Cwmorthin then operated essentially as just another part of Oakeley right up until 1970 when Oakeley itself closed. This marked the end of the mine's working life as a major concern, however, throughout the 1980's and early 1990's the mine was working on a limited scale by a small team of local men. Extraction occurred in a few chambers on Lake Level and Level 1, with the underground transport being provided by a Series 2 Land Rover 88".

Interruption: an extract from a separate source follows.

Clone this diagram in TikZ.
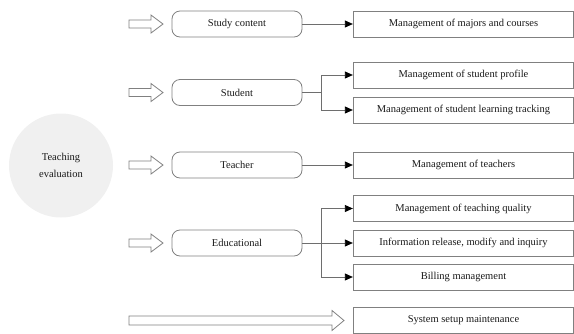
\documentclass[tikz,border=0pt]{standalone}
\usepackage{fontspec}
\setmainfont{Liberation Serif}
\usetikzlibrary{arrows.meta}
\definecolor{boxline}{HTML}{808080}
\definecolor{conline}{HTML}{6E6E6E}
\definecolor{circfill}{HTML}{F0F0F0}
\definecolor{txt}{HTML}{1A1A1A}
\tikzset{
  every node/.style={font=\fontsize{10.5}{13}\selectfont, text=txt},
  catbox/.style={draw=boxline, line width=0.8pt, rounded corners=8pt, minimum width=130pt, minimum height=26pt, inner sep=0pt},
  funcbox/.style={draw=boxline, line width=0.8pt, minimum width=220.5pt, minimum height=26pt, inner sep=0pt},
  conn/.style={draw=conline, line width=0.8pt},
  connarr/.style={conn, -{Triangle[length=8pt,width=7pt,color=black]}},
  hollow/.style={draw=boxline, line width=0.8pt, fill=white},
}
\newcommand{\hollowarrow}[5]{% x1, x2 (tip), y, shaft half, head half
  \draw[hollow] (#1,#3-#4) -- ({#2-12},#3-#4) -- ({#2-12},#3-#5) -- (#2,#3) -- ({#2-12},#3+#5) -- ({#2-12},#3+#4) -- (#1,#3+#4) -- cycle;
}
\begin{document}
\begin{tikzpicture}[x=1pt,y=-1pt]
\useasboundingbox (0,0) rectangle (574,333);
% circle
\node[circle, fill=circfill, minimum size=104pt, inner sep=0pt, align=center,
      font=\fontsize{10.5}{17}\selectfont] (te) at (61,165.5) {Teaching\\evaluation};

% category boxes
\node[catbox] (sc) at (237,24) {Study content};
\node[catbox] (st) at (237,92.5) {Student};
\node[catbox] (tc) at (237,165) {Teacher};
\node[catbox] (ed) at (237,243) {Educational};

% hollow arrows
\hollowarrow{129}{163}{24}{4}{9}
\hollowarrow{129}{163}{92.5}{4}{9}
\hollowarrow{129}{163}{165}{4}{9}
\hollowarrow{129}{163}{243}{4}{9}
\hollowarrow{129}{344}{320.5}{4.5}{10}

% function boxes
\node[funcbox] (maj) at (463.5,24) {Management of majors and courses};
\node[funcbox] (prof) at (463.5,75) {Management of student profile};
\node[funcbox] (trk) at (463.5,110) {Management of student learning tracking};
\node[funcbox] (tch) at (463.5,165) {Management of teachers};
\node[funcbox] (qual) at (463.5,208.5) {Management of teaching quality};
\node[funcbox] (info) at (463.5,243) {Information release, modify and inquiry};
\node[funcbox] (bill) at (463.5,277) {Billing management};
\node[funcbox] (sys) at (463.5,320.5) {System setup maintenance};

% connectors
\draw[connarr] (sc.east) -- (maj.west);
\draw[connarr] (tc.east) -- (tch.west);

\coordinate (bs) at (321,92.5);
\draw[conn] (st.east) -- (bs);
\draw[connarr] (bs) |- (prof.west);
\draw[connarr] (bs) |- (trk.west);

\coordinate (be) at (321,243);
\draw[connarr] (ed.east) -- (info.west);
\draw[connarr] (be) |- (qual.west);
\draw[connarr] (be) |- (bill.west);
\end{tikzpicture}
\end{document}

Not our first visit but my first report on it as my pics were like mince on the other occasions (still are some would argue !). Long day as we went in around 10.15am and eventually emerged around 7.30pm

*THE VISIT*

1. The famous Cwmorthin stairs just after entering Lake Level adit, 10.15am






2. Abandoned carts on Back vein incline





3. Looking into Back vein West 1 chamber from above - crane, abandoned carts and flooded incline to Floor G visible





4. Bridge (or lack of), from Back vein incline leading to Floor C





5. Same position on Back Vein incline, a floor down, bridge to Floor D





6. Abandoned carts in flooded Floor E, Back Vein





7. walsh lamp testing on Floor E





8. Continuing along Floor E towards Oakeley workings





9. Ghost train turn in Oakeley workings





10. Chamber 32, Oakeley





11. Famous Air Compressor Chamber, Oakeley Floor DE





12. Winding drums, top of the Chamber 34 incline, Oakeley





13. Looking down the Chamber 34 incline





14. Bottom of the Chamber 34 incline





15. Queen Mary Cafe, Floor G, Oakeley





16. Serving tea and shovels





17. Catwalk, Floor G chamber, Oakeley





18. Trapeze artist bridge, somewhere of the Old Vein incline





19. Abandoned cart, same section





20. Heading out the Old Vein Chimney adit





21. Over 9 hours later and there was light





22. Lynn Cwmorthin, 7.30pm





Thanks for looking


----------



## matyb2k (May 12, 2012)

Nice shots there! Looks like an amazing explore!


----------



## Landsker (May 12, 2012)

Nice to get back in there!


----------



## flyboys90 (May 12, 2012)

Really enjoyed that that report,great pics.


----------



## chizyramone (May 13, 2012)

V nice, great report.


----------



## onthebusescrazy (May 13, 2012)

Great Find And Brillant Photos thanks alot


----------



## crickleymal (May 14, 2012)

Nice pics. Love it.


----------



## leftorium (May 14, 2012)

I'm going to use these pics as a warning to my niece and nephew who will insist despite uncle lefty's cautionary tales on wandering into some of the adits in the peak district when they come and visit


----------